In 1985, he was awarded a postgraduate diploma in Chinese from Ealing College.


He travels extensively teaching Tai Chi and has written four books on the subject.

Customer Reviews
4.8
13 reviews
13 reviews
  • TaijiChump

    A truthfully told and hilarious history along with a wonderful window on worlds mostly beyond my ken (so far as i can gather in any case). Dan's devilish sense of humour & the rich threads of irony in life's tapestry that he identifies & elucidates moved me to mirth more than once. That said, there are no holds barred in the poignancy & disclosure departments either and many ahead from those days might blush or cry if they were only alive to know. My one disappointment in this cracking candid ball of yarn from the glory days of 'what kung fu dat' was in reaching the end too soon and feeling that I'd only all too recently gotten started.
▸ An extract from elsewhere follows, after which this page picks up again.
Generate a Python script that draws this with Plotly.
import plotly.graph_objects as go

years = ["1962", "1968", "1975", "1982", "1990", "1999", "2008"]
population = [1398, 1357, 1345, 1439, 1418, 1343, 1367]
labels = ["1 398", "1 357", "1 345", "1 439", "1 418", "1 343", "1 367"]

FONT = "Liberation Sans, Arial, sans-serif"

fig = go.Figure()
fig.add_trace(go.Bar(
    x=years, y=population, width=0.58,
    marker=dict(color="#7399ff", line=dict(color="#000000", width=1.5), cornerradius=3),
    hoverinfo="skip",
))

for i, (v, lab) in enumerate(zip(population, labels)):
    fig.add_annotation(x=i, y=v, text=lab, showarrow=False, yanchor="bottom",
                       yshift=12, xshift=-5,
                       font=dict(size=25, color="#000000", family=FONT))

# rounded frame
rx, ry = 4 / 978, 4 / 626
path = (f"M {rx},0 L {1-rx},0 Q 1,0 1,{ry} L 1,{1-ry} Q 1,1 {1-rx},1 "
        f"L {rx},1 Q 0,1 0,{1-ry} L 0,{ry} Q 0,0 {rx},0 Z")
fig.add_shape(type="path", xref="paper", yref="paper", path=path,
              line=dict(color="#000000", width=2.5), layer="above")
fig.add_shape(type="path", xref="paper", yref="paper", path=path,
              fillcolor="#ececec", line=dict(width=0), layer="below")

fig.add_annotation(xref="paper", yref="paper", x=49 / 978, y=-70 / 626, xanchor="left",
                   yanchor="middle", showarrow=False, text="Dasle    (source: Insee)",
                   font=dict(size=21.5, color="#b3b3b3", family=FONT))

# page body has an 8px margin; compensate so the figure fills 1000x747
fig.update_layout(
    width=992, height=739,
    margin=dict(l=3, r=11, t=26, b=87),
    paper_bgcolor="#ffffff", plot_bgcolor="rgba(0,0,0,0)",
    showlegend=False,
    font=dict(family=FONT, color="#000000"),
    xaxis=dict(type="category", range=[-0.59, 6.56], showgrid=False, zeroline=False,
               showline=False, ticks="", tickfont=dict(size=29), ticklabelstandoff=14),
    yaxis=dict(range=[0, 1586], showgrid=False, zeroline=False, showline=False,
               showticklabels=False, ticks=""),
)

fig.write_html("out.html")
    Thanks a million, Dan for the incandescent insights into some of the major makings of the man. Here's to you, who's like you? none but the devil himself that I knew.
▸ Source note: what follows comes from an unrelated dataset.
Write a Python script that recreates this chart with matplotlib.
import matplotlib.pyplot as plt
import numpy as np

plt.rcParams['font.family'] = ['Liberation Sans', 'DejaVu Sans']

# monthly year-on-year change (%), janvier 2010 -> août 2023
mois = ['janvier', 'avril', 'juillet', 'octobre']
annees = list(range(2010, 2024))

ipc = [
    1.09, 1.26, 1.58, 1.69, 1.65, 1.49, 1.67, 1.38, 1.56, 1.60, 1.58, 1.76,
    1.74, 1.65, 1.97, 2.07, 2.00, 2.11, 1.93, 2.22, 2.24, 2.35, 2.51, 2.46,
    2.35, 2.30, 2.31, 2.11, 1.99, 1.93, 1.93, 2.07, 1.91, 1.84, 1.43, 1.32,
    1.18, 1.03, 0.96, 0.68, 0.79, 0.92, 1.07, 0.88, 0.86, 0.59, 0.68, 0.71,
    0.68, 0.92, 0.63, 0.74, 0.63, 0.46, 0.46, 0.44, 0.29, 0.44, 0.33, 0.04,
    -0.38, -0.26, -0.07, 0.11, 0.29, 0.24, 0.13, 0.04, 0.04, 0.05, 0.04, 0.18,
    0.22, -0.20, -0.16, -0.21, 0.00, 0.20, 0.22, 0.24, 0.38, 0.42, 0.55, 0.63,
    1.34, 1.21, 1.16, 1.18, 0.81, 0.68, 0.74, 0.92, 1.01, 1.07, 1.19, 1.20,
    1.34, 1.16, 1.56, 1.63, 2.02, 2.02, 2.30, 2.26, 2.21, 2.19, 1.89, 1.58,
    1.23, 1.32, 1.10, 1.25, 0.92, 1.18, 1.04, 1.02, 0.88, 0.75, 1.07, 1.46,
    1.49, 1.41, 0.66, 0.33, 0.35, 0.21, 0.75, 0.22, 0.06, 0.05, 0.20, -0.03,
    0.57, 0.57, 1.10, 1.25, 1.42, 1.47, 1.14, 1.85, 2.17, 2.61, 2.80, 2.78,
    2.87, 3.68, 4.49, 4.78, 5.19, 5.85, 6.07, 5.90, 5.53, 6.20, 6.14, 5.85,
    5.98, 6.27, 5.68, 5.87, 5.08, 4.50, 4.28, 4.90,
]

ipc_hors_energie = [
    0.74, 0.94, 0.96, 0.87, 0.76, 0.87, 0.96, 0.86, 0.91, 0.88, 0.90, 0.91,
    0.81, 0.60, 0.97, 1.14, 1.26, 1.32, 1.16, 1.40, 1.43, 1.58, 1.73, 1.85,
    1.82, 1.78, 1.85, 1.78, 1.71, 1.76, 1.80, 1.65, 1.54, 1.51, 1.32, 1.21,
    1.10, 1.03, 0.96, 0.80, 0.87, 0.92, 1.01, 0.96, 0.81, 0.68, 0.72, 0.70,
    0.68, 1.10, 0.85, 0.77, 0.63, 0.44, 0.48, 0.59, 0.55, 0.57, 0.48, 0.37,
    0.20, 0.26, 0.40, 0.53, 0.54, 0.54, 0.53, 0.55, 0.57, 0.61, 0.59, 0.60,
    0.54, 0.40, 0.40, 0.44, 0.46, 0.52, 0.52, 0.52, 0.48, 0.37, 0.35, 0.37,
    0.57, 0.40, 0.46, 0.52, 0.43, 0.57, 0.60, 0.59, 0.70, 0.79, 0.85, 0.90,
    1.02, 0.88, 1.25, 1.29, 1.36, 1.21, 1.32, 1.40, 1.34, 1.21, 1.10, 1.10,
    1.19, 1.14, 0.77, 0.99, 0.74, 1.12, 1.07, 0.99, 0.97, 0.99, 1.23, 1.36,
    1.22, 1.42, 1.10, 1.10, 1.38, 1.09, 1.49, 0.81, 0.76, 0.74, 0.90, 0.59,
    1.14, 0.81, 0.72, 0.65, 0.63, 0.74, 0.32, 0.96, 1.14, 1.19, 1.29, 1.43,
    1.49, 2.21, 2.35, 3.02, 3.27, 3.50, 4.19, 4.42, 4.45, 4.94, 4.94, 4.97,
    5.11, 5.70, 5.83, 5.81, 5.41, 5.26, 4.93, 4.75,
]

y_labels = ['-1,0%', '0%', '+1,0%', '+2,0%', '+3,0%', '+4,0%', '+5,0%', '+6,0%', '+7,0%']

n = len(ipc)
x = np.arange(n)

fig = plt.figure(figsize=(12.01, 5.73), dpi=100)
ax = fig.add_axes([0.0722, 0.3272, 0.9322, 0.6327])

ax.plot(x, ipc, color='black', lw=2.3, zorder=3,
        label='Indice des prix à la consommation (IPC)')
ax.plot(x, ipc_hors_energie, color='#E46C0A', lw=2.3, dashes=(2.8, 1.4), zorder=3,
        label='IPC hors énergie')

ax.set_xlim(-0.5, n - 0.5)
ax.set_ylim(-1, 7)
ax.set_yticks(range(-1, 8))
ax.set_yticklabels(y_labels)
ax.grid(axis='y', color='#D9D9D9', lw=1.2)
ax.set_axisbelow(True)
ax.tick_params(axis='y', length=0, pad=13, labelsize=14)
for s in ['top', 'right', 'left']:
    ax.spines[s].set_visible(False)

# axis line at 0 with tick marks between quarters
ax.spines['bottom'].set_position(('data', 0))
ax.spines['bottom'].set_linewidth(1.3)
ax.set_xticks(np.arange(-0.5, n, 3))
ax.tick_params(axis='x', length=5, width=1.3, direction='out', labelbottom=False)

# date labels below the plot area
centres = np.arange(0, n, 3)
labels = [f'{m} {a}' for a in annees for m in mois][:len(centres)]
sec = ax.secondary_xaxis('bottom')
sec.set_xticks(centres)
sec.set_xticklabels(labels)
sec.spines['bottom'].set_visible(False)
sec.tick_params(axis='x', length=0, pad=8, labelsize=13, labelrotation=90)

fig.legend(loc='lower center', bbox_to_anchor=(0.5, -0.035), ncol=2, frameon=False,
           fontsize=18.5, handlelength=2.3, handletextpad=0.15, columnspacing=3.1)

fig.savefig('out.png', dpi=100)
    "Old age hath yet his honour and his toil.
    Death closes all; but something ere the end,
    Some work of noble note may yet be done,
    Not unbecoming men that strove with gods.
    The lights begin to twinkle from the rocks;
    The long day wanes; the slow moon climbs; the deep
    Moans round with many voices. Come, my friends,
    'Tis not too late to seek a newer world.
    Push off, and sitting well in order smite
    The sounding furrows; for my purpose holds
    To sail beyond the sunset and the baths
    Of all the western stars, until I die.
    It may be that the gulfs will wash us down;
    It may be we shall touch the Happy Isles,
    And see the great Achilles, whom we knew.
    Though much is taken, much abides; and though
    We are not now that strength which in old days
    Moved earth and heaven, that which we are, we are,
    One equal temper of heroic hearts,
    Made weak by time and fate, but strong in will
    To strive, to seek, to find, and not to yield."

  • Mattias Nyrell

    Wild Colonial Boy - Tales of a Kung Fu Cop, is Dan Docherty's latest book. An autobiographical novel spanning the time from Dan's childhood in Glasgow through his time in the Royal Hong Kong Police, and training with Tai Chi Chuan Sifu Cheng Tin-Hung until his return to London in the mid-eighties. For all of Dan's many students, it is, of course, more or less irresistible, but I think it contains a lot of material of interest for everyone else too. The small chapters, each dealing with a separate topic, makes it easy to read and hard to put down.

  • N Walser

    Mr Docherty's telling of his adventures in Hong Kong rings with adventure and wit. The peculiarities of the Royal Hong Kong Police, the dealings and intrigues of both officers and citizens alike, are brought to vivid life by a narrator whose telegraphic style is by turns droll and colourful. I would recommend this book as a window into a time and place that hardly seems possible now, from the pen of a martial arts maverick who is sometimes errant, sometimes righteous, but never dull.

  • Tim Jones

    Not really a novel as described in the blurb but a very entertaining collection of anecdotes from an unusual life. They start in Dan’s formative years in Glasgow through his time in the Royal Hong Kong Police and finish when he started to teach taijiquan for a living in London. I am looking forward to the “Water Wars” and other tales in volume II.
    This book gives a real flavour of life in the second half of the C20 both in the UK, Hong Kong and as a Brit travelling abroad when Lonely Planet was in its infancy. Well worth a read even if you are not a student of Dan’s. I highly recommend it.

  • Juha Manninen

    Loved this book. Not so your basic novel, but more of collection of experiences.
    Written in dry and sarcastic way, which may put the reader a bit off balance from time to time.
    I have known Mr. Docherty for over 20 years, and have to say this book describes his character perfectly. Slaintè my friend!